Tuesday, January 28, 2014
AuthorCare Begins With Transperancy
Today we read Hugh Howey’s blog post ‘Bread and Roses’ on what he believes the Authors Guild should be focused on and an author’s perspective on today’s marketplace. His views will not be shared by all, but they convey a frustration that is often felt by many, not necessarily on the activities of the Guild, but on their position within the market.
It is a given that we have to both encourage authors and reward them. Yesterday they often could secure healthy advances and had a clear measure of their sales and expectation of royalties. If there was an issue they could instigate an audit. Today they increasingly see a net receipt environment where they can often lose the distinction of sales and revenues and performance between the different channels. There is also is an increasing tendency by some to create a catch all bucket called ‘special sales’ and the author may be left with a feeling of ‘take it or leave it’ and potential frustration.

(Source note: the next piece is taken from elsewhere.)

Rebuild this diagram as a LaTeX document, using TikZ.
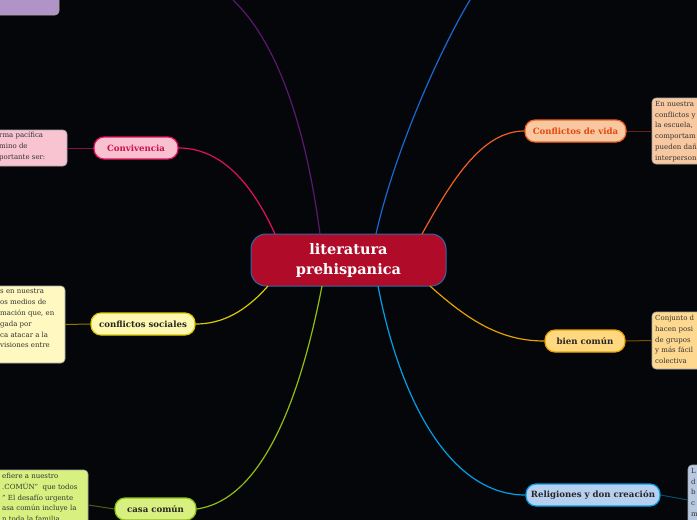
\documentclass[tikz,border=0pt]{standalone}
\usepackage{fontspec}
\setmainfont{DejaVu Serif}
\definecolor{cbg}{RGB}{5,6,10}
\definecolor{cpurple}{RGB}{90,24,110}
\definecolor{cblue}{RGB}{24,104,210}
\definecolor{cpink}{RGB}{228,16,92}
\definecolor{cyellow}{RGB}{220,200,0}
\definecolor{clime}{RGB}{144,192,16}
\definecolor{corange}{RGB}{240,96,32}
\definecolor{cgold}{RGB}{232,160,0}
\definecolor{ccyan}{RGB}{0,160,232}
\definecolor{ccentborder}{RGB}{42,106,168}
\definecolor{ccentfill}{RGB}{176,12,42}
\definecolor{fpurple}{RGB}{176,148,200}
\definecolor{fpink}{RGB}{249,192,208}
\definecolor{fpinknote}{RGB}{248,196,210}
\definecolor{tpink}{RGB}{208,16,80}
\definecolor{lpink}{RGB}{138,16,64}
\definecolor{fyellow}{RGB}{255,248,176}
\definecolor{fyellownote}{RGB}{255,248,192}
\definecolor{lyellow}{RGB}{138,122,0}
\definecolor{flime}{RGB}{216,240,128}
\definecolor{llime}{RGB}{80,96,16}
\definecolor{forange}{RGB}{248,200,160}
\definecolor{torange}{RGB}{232,72,16}
\definecolor{lorange}{RGB}{112,32,16}
\definecolor{fgold}{RGB}{255,216,128}
\definecolor{fgoldnote}{RGB}{255,216,144}
\definecolor{lgold}{RGB}{120,80,0}
\definecolor{fcyan}{RGB}{184,208,240}
\definecolor{fcyannote}{RGB}{184,200,224}
\definecolor{lcyan}{RGB}{0,80,110}
\begin{document}
\begin{tikzpicture}[x=1pt,y=-1pt,
  topic/.style={draw, line width=1.2pt, rounded corners=10pt, minimum height=22pt, inner sep=0pt, font=\bfseries\fontsize{8.6}{10}\selectfont},
  note/.style={draw=gray!70, line width=0.6pt, rounded corners=4pt},
  notetext/.style={anchor=north west, inner sep=0pt, align=left, font=\fontsize{7}{10.8}\selectfont, text=black!80},
  branch/.style={line width=1.2pt},
  leaf/.style={line width=1pt}]
\useasboundingbox (0,0) rectangle (697,520);
\fill[cbg] (0,0) rectangle (697,520);
\clip (0,0) rectangle (697,520);

% central node
\node[draw=ccentborder, line width=1pt, fill=ccentfill,
  rounded corners=15pt, minimum width=195pt, minimum height=52pt, text=white, align=center,
  font=\bfseries\fontsize{14.5}{20}\selectfont] (c) at (348.5,260) {literatura\\prehispanica};

% anchor points on central node
\coordinate (cpu) at (320,234);
\coordinate (cbl) at (376,234);
\coordinate (cpk) at (275,234);
\coordinate (cor) at (422,234);
\coordinate (cye) at (268,286);
\coordinate (cli) at (322,286);
\coordinate (cgo) at (430,286);
\coordinate (ccy) at (378,286);
\coordinate (ptop) at (233,0);
\coordinate (btop) at (470,0);

% purple box top-left
\node[note, fill=fpurple, minimum width=100pt, minimum height=40pt] (purplebox) at (9,-5) {};

% top branches
\draw[branch, cpurple] (cpu) .. controls (305,120) and (275,40) .. (ptop);
\draw[branch, cblue] (cbl) .. controls (395,150) and (440,50) .. (btop);

% Convivencia
\node[topic, fill=fpink, draw=cpink, text=tpink, minimum width=84pt] (conv) at (136,148) {Convivencia};
\node[note, fill=fpinknote, minimum width=100pt, minimum height=36pt] (convnote) at (17,148) {};
\node[notetext] (convtext) at (-1,132) {rma pacífica\\mino de\\portante ser:};
\draw[branch, cpink] (cpk) .. controls (255,190) and (225,148) .. (conv.east);
\draw[leaf, lpink] (conv.west) -- (convnote.east);

% conflictos sociales
\node[topic, fill=fyellow, draw=cyellow, text=black!85, minimum width=104pt] (csoc) at (143,324) {conflictos sociales};
\node[note, fill=fyellownote, minimum width=100pt, minimum height=77pt] (csocnote) at (15,324.5) {};
\node[notetext] (csoctext) at (0,289) {s en nuestra\\os medios de\\mación que, en\\gada por\\ca atacar a la\\visiones entre};
\draw[branch, cyellow] (cye) .. controls (245,312) and (222,324) .. (csoc.east);
\draw[leaf, lyellow] (csoc.west) -- (csocnote.east);

% casa comun
\node[topic, fill=flime, draw=clime, text=black!85, minimum width=81pt] (casa) at (155.5,509) {casa común};
\node[note, fill=flime, minimum width=120pt, minimum height=70pt] (casanote) at (28,505) {};
\node[notetext] (casatext) at (2,473) {efiere a nuestro\\.COMÚN"\ \ que todos\\" El desafío urgente\\asa común incluye la\\n toda la familia};
\draw[branch, clime] (cli) .. controls (300,400) and (262,500) .. (casa.east);
\draw[leaf, llime] (casa.west) -- (casanote.east);

% Conflictos de vida
\node[topic, fill=forange, draw=corange, text=torange, minimum width=101pt] (cvida) at (575.5,131) {Conflictos de vida};
\node[note, fill=forange, minimum width=100pt, minimum height=66pt] (cvidanote) at (702,131) {};
\node[notetext] (cvidatext) at (655,101) {En nuestra\\conflictos y\\la escuela,\\comportam\\pueden dañ\\interperson};
\draw[branch, corange] (cor) .. controls (452,180) and (482,131) .. (cvida.west);
\draw[leaf, lorange] (cvida.east) -- (cvidanote.west);

% bien comun
\node[topic, fill=fgold, draw=cgold, text=black!85, minimum width=80pt] (bien) at (585,341) {bien común};
\node[note, fill=fgoldnote, minimum width=100pt, minimum height=57pt] (biennote) at (702,340.5) {};
\node[notetext] (bientext) at (655,315) {Conjunto d\\hacen posi\\de grupos\\y más fácil\\colectiva};
\draw[branch, cgold] (cgo) .. controls (470,322) and (502,341) .. (bien.west);
\draw[leaf, lgold] (bien.east) -- (biennote.west);

% Religiones y don creacion
\node[topic, fill=fcyan, draw=ccyan, text=black!85, minimum width=134pt] (relig) at (593,495) {Religiones y don creación};
\node[note, fill=fcyannote, minimum width=100pt, minimum height=70pt] (relignote) at (738,500) {};
\node[notetext] (religtext) at (691,468) {L\\d\\b\\c\\m};
\draw[branch, ccyan] (ccy) .. controls (400,400) and (450,495) .. (relig.west);
\draw[leaf, lcyan] (relig.east) -- (relignote.west);
\end{tikzpicture}
\end{document}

Does the reward match their expectation, exceed it, or disappoint? Some publishers will work hard to manage expectations, communicate openly and explain the results, but others may only supply consolidated entries on their statements.
Digital sales in particular should be transparent to all. Everyone should be able to track sales in real time and calculate revenues accordingly. However, that isn’t often the case and sales reconciliation across digital channels isn’t always easy for publishers, let alone agents and authors, and some publishers even outsource the process to specialist. Imagine, an ebook licence is sold today. There is no reason why with today’s technology that can’t be reported either in real time or near time to the copyright owner. There is no reason why every online retailer can’t supply a standard feed. Alas that isn’t the case.
When we look at Amazon’s KDP self publishing facilities, the author sees sales as they accumulate and can see payments due, which are then paid monthly direct into their account. Even if we ignore the percentage of receipt paid as being significantly higher than that paid by publishers, the transactions are transparent and the money often flows quicker.
Today we see a growing self publishing movement and although many make little money, they often feel that they are at least able to seen what sales they make. In creating an open and relatively transparent service, the likes of Amazon are also nurturing trust and swaying authors to follow them. Getting them back into the traditional publishing process may be harder than some imagine.
Customer service and Authorcare begins with communications and transparency and the one thing that counts is the reward in units sold converted into royalty paid.